For I did not receive it from any man, nor was I taught it, but I received it through a revelation of Jesus Christ.(Galatians 1:12) ESV
Evidence doesn’t lead to a conclusion, it just is. The idea that evidence is neutral and we all have access to it is known as Matty’s razor. We interpret evidence in a way that fits what we believe.
Epistemology is the theory of knowledge. It’s a way to test information. We have to evaluate whether or not a piece of information qualifies as a fact.
A fact is a : something that has actual existence, b : an actual occurrence.– Fact, definition (Merriam-Webster)
Here’s an idea: a fact has to be true regardless of what you believe about science or the Bible. We have two competing paradigms: popular science (SciPop) and Matty’s Paradigm. Facts can’t be paradigm-dependent. If a piece of information is only true in one of the paradigms then it’s not a fact.
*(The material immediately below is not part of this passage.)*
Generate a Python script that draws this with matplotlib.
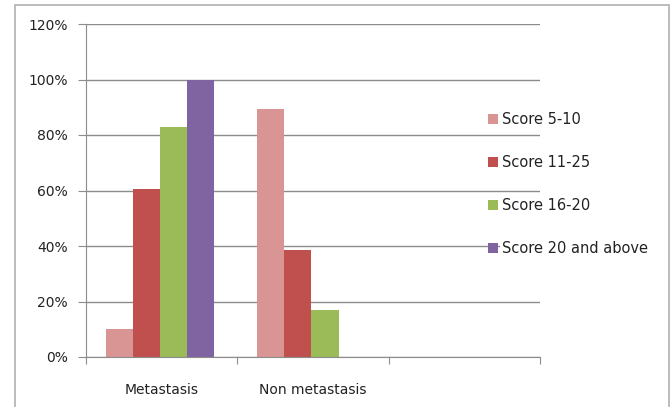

This means that anything which is only true in the popular science paradigm (SciPop) isn’t a fact. You know, stuff like black holes, dark matter and the expansion of the universe. Once we establish what the facts are, then we can deduce a conclusion. We can then consider this to be knowledge.
And he said to them, “Therefore every scribe who has been trained for the kingdom of heaven is like a master of a house, who brings out of his treasure what is new and what is old.”(Matthew 13:52) ESV
Here’s another shocking idea: evidence is neutral and we all have access to it. However, we have to start with primary sources of evidence, we can’t use secondary interpretations of evidence, tailored specifically to fit a narrative that’s only true in one paradigm, as the starting point of our reasoning. This is the mistake that all Christian theologians and apologists have made since Newton: they all reason within the SciPop paradigm. We’re not going to make that mistake. This is our epistemological razor.
We all have the same evidence. Our choice of paradigm determines what we think it’s evidence of.– Matty’s razor
This helps us to understand faith in such a way that it becomes an investigative tool. We can debunk a current propaganda definition of faith and replace it with a definition which validates our scientific inquiry.